▸ **GOAL**: Extract everything from the first line through the line with "80000, 90000, 100000]", both ends included, except for any pictures.

▸ **COLLECTED MATERIAL**:
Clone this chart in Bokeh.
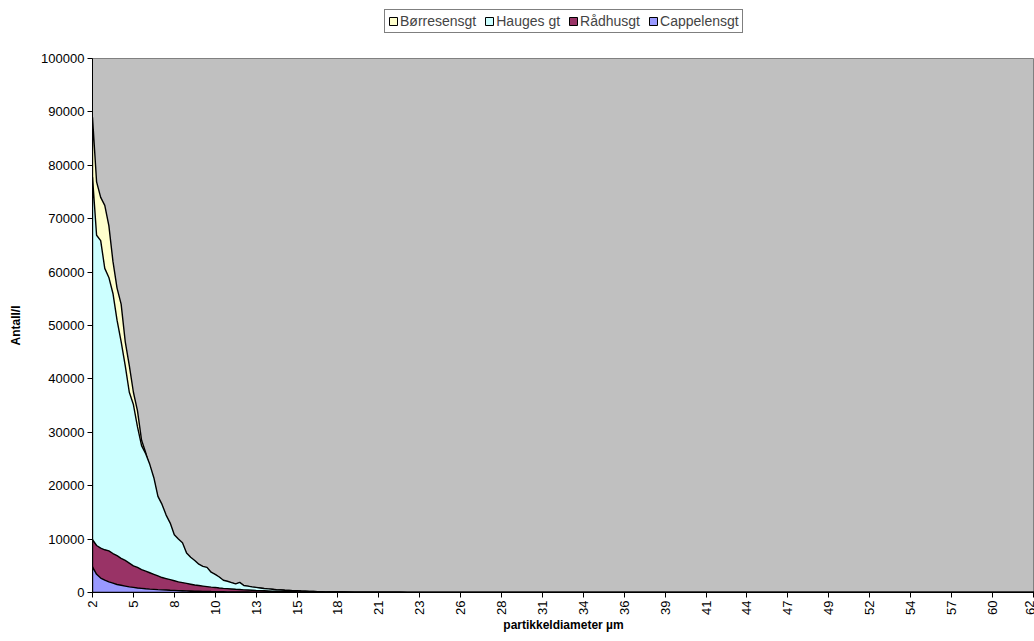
from bokeh.plotting import figure
from bokeh.layouts import column
from bokeh.models import Range1d, FixedTicker, Legend, LegendItem
from bokeh.embed import file_html
from bokeh.resources import INLINE

SERIES_NAMES = ["Børresensgt", "Hauges gt", "Rådhusgt", "Cappelensgt"]
COLORS = ["#FFFFCC", "#CCFFFF", "#993366", "#9999FF"]

TICK_LABELS = ["2", "5", "8", "10", "13", "15", "18", "21", "23", "26", "28", "31",
               "34", "36", "39", "41", "44", "47", "49", "52", "54", "57", "60", "62"]
Y_TICKS = [0, 10000, 20000, 30000, 40000, 50000, 60000, 70000, 80000, 90000, 100000]

BORRESENSGT = [
    89000, 76900, 74000, 72500, 68700, 62000, 57000, 54000, 47000, 42500,
    37500, 34000, 28500, 26200, 23500, 21000, 17500, 16000, 14000, 12600,
    10500, 9700, 9000, 7200, 6400, 5800, 5100, 4700, 4500, 3700,
    3300, 2800, 2200, 2000, 1800, 1550, 1800, 1250, 1150, 1000,
    900, 800, 700, 640, 570, 500, 460, 410, 380, 340,
    310, 270, 240, 210, 180, 150, 130, 110, 95, 90,
    85, 80, 75, 70, 66, 62, 58, 55, 52, 49,
    46, 43, 40, 38, 36, 34, 32, 30, 28, 26,
    25, 24, 22, 21, 20, 19, 18, 17, 16, 15,
    14, 13, 12, 12, 11, 10, 10, 9, 9, 8,
    8, 7, 7, 6, 6, 5, 5, 5, 4, 4,
    4, 3, 3, 3, 3, 2, 2, 2, 2, 2,
    1, 1, 1, 1, 1, 1, 1, 1, 0, 0,
    0, 0, 0, 0, 0, 0, 0, 0, 0, 0,
    0, 0, 0, 0, 0, 0, 0, 0, 0, 0,
    0, 0, 0, 0, 0, 0, 0, 0, 0, 0,
    0, 0, 0, 0, 0, 0, 0, 0, 0, 0,
    0, 0, 0, 0, 0, 0, 0, 0, 0, 0,
    0, 0, 0, 0, 0, 0, 0, 0, 0, 0,
    0, 0, 0, 0, 0, 0, 0, 0, 0, 0,
    0, 0, 0, 0, 0, 0, 0, 0, 0, 0,
    0, 0, 0, 0, 0, 0, 0, 0, 0, 0,
    0, 0, 0, 0, 0, 0, 0, 0, 0, 0,
    0, 0,
]

HAUGES_GT = [
    77800, 66900, 65900, 60700, 59000, 56000, 51000, 47000, 42500, 37500,
    35200, 31000, 27500, 26000, 24000, 21500, 18000, 16500, 14500, 13000,
    10800, 10000, 9300, 7400, 6600, 6000, 5300, 4900, 4700, 3800,
    3400, 2900, 2300, 2100, 1850, 1600, 1900, 1300, 1200, 1050,
    950, 850, 750, 680, 600, 520, 480, 430, 400, 360,
    330, 280, 250, 220, 190, 160, 140, 120, 100, 95,
    90, 85, 80, 75, 70, 66, 62, 58, 55, 52,
    49, 46, 43, 40, 38, 36, 34, 32, 30, 28,
    26, 25, 24, 22, 21, 20, 19, 18, 17, 16,
    15, 14, 13, 12, 12, 11, 10, 10, 9, 9,
    8, 8, 7, 7, 6, 6, 5, 5, 5, 4,
    4, 4, 3, 3, 3, 3, 2, 2, 2, 2,
    2, 1, 1, 1, 1, 1, 1, 1, 1, 0,
    0, 0, 0, 0, 0, 0, 0, 0, 0, 0,
    0, 0, 0, 0, 0, 0, 0, 0, 0, 0,
    0, 0, 0, 0, 0, 0, 0, 0, 0, 0,
    0, 0, 0, 0, 0, 0, 0, 0, 0, 0,
    0, 0, 0, 0, 0, 0, 0, 0, 0, 0,
    0, 0, 0, 0, 0, 0, 0, 0, 0, 0,
    0, 0, 0, 0, 0, 0, 0, 0, 0, 0,
    0, 0, 0, 0, 0, 0, 0, 0, 0, 0,
    0, 0, 0, 0, 0, 0, 0, 0, 0, 0,
    0, 0, 0, 0, 0, 0, 0, 0, 0, 0,
    0, 0,
]

RADHUSGT = [
    9900, 8800, 8300, 8000, 7800, 7300, 6900, 6400, 6000, 5500,
    5000, 4700, 4300, 4000, 3700, 3400, 3100, 2800, 2600, 2400,
    2200, 2000, 1850, 1700, 1550, 1400, 1300, 1200, 1100, 1000,
    950, 850, 780, 720, 660, 600, 550, 500, 460, 420,
    380, 350, 320, 290, 260, 240, 220, 200, 180, 160,
    140, 125, 110, 100, 90, 80, 72, 65, 58, 52,
    47, 42, 38, 34, 31, 28, 25, 23, 21, 19,
    17, 15, 14, 13, 12, 11, 10, 9, 8, 7,
    7, 6, 6, 5, 5, 4, 4, 4, 3, 3,
    3, 2, 2, 2, 2, 1, 1, 1, 1, 1,
    0, 0, 0, 0, 0, 0, 0, 0, 0, 0,
    0, 0, 0, 0, 0, 0, 0, 0, 0, 0,
    0, 0, 0, 0, 0, 0, 0, 0, 0, 0,
    0, 0, 0, 0, 0, 0, 0, 0, 0, 0,
    0, 0, 0, 0, 0, 0, 0, 0, 0, 0,
    0, 0, 0, 0, 0, 0, 0, 0, 0, 0,
    0, 0, 0, 0, 0, 0, 0, 0, 0, 0,
    0, 0, 0, 0, 0, 0, 0, 0, 0, 0,
    0, 0, 0, 0, 0, 0, 0, 0, 0, 0,
    0, 0, 0, 0, 0, 0, 0, 0, 0, 0,
    0, 0, 0, 0, 0, 0, 0, 0, 0, 0,
    0, 0, 0, 0, 0, 0, 0, 0, 0, 0,
    0, 0, 0, 0, 0, 0, 0, 0, 0, 0,
    0, 0,
]

CAPPELENSGT = [
    4800, 3400, 2700, 2300, 2000, 1750, 1500, 1350, 1200, 1050,
    950, 850, 780, 700, 640, 590, 540, 500, 460, 420,
    390, 360, 330, 300, 280, 260, 240, 220, 200, 180,
    165, 150, 138, 126, 115, 105, 96, 88, 80, 73,
    66, 60, 55, 50, 45, 41, 37, 34, 31, 28,
    25, 23, 21, 19, 17, 15, 14, 13, 12, 11,
    10, 9, 8, 7, 7, 6, 6, 5, 5, 4,
    4, 4, 3, 3, 3, 2, 2, 2, 2, 1,
    1, 1, 1, 1, 1, 0, 0, 0, 0, 0,
    0, 0, 0, 0, 0, 0, 0, 0, 0, 0,
    0, 0, 0, 0, 0, 0, 0, 0, 0, 0,
    0, 0, 0, 0, 0, 0, 0, 0, 0, 0,
    0, 0, 0, 0, 0, 0, 0, 0, 0, 0,
    0, 0, 0, 0, 0, 0, 0, 0, 0, 0,
    0, 0, 0, 0, 0, 0, 0, 0, 0, 0,
    0, 0, 0, 0, 0, 0, 0, 0, 0, 0,
    0, 0, 0, 0, 0, 0, 0, 0, 0, 0,
    0, 0, 0, 0, 0, 0, 0, 0, 0, 0,
    0, 0, 0, 0, 0, 0, 0, 0, 0, 0,
    0, 0, 0, 0, 0, 0, 0, 0, 0, 0,
    0, 0, 0, 0, 0, 0, 0, 0, 0, 0,
    0, 0, 0, 0, 0, 0, 0, 0, 0, 0,
    0, 0, 0, 0, 0, 0, 0, 0, 0, 0,
    0, 0,
]

SERIES = [BORRESENSGT, HAUGES_GT, RADHUSGT, CAPPELENSGT]
LABEL_STEP = 10  # one tick label per ten size classes

FONT = "Liberation Sans"
TOP_H = 46
PLOT_TOP = 12

# ---- legend strip (a figure of its own above the chart) ----
lg = figure(width=1034, height=TOP_H, output_backend="svg", toolbar_location=None,
            x_range=Range1d(0, 1), y_range=Range1d(-2, -1),
            min_border_left=0, min_border_right=0, min_border_top=0, min_border_bottom=0)
lg.axis.visible = False
lg.grid.visible = False
lg.outline_line_color = None
lg.background_fill_color = "white"
lg.border_fill_color = "white"

# ---- main chart ----
p = figure(width=1034, height=641 - TOP_H, output_backend="svg", toolbar_location=None,
           x_range=Range1d(0, 230.3), y_range=Range1d(0, 100000),
           min_border_left=92, min_border_right=0, min_border_top=PLOT_TOP,
           min_border_bottom=49)
p.background_fill_color = "#C0C0C0"
p.border_fill_color = "white"
p.outline_line_color = "#808080"
p.xgrid.visible = False
p.ygrid.visible = False

items = []
for name, color, vals in zip(SERIES_NAMES, COLORS, SERIES):
    n = len(vals)
    xs = list(range(n)) + [n - 1, 0]
    ys = list(vals) + [0, 0]
    p.patch(xs, ys, fill_color=color, line_color="black", line_width=1.4)
    # same series drawn in the legend strip, outside its visible range,
    # so that the legend gets a filled, outlined swatch
    proxy = lg.patch(xs, ys, fill_color=color, line_color="black", line_width=1)
    items.append(LegendItem(label=name, renderers=[proxy]))

legend = Legend(items=items, orientation="horizontal", location=(292, TOP_H - 33))
legend.label_text_font = FONT
legend.label_text_font_size = "14px"
legend.glyph_width = 10
legend.glyph_height = 10
legend.spacing = 8
legend.padding = 3
legend.margin = 0
legend.label_standoff = 2
legend.label_height = 13
legend.border_line_color = "black"
legend.border_line_width = 1
legend.background_fill_color = "white"
legend.background_fill_alpha = 1
lg.add_layout(legend, "center")

n_labels = len(TICK_LABELS)
x_ticks = [i * LABEL_STEP for i in range(n_labels)]
p.xaxis.ticker = FixedTicker(ticks=x_ticks)
p.xaxis.major_label_overrides = {t: lab for t, lab in zip(x_ticks, TICK_LABELS)}
p.xaxis.major_label_orientation = 1.5708
p.xaxis.axis_label = "partikkeldiameter µm"

p.yaxis.ticker = FixedTicker(ticks=Y_TICKS)
p.yaxis.major_label_overrides = {t: str(t) for t in Y_TICKS}
p.yaxis.axis_label = "Antall/l"

for ax in (p.xaxis[0], p.yaxis[0]):
    ax.axis_line_color = "black"
    ax.axis_line_width = 1
    ax.major_tick_line_color = "black"
    ax.major_tick_in = 0
    ax.major_tick_out = 5
    ax.minor_tick_line_color = None
    ax.major_label_text_font = FONT
    ax.major_label_text_font_size = "13px"
    ax.major_label_text_color = "black"
    ax.axis_label_text_font = FONT
    ax.axis_label_text_font_size = "12px"
    ax.axis_label_text_font_style = "bold"
    ax.axis_label_text_color = "black"
    ax.major_label_standoff = 3

p.xaxis.axis_label_standoff = 0
p.yaxis.axis_label_standoff = 15

layout = column(lg, p, spacing=0)
open("out.html", "w").write(file_html(layout, INLINE))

▸ **EXERCISE RESULT**:
Clone this chart in Bokeh.
from bokeh.plotting import figure
from bokeh.layouts import column
from bokeh.models import Range1d, FixedTicker, Legend, LegendItem
from bokeh.embed import file_html
from bokeh.resources import INLINE

SERIES_NAMES = ["Børresensgt", "Hauges gt", "Rådhusgt", "Cappelensgt"]
COLORS = ["#FFFFCC", "#CCFFFF", "#993366", "#9999FF"]

TICK_LABELS = ["2", "5", "8", "10", "13", "15", "18", "21", "23", "26", "28", "31",
               "34", "36", "39", "41", "44", "47", "49", "52", "54", "57", "60", "62"]
Y_TICKS = [0, 10000, 20000, 30000, 40000, 50000, 60000, 70000, 80000, 90000, 100000]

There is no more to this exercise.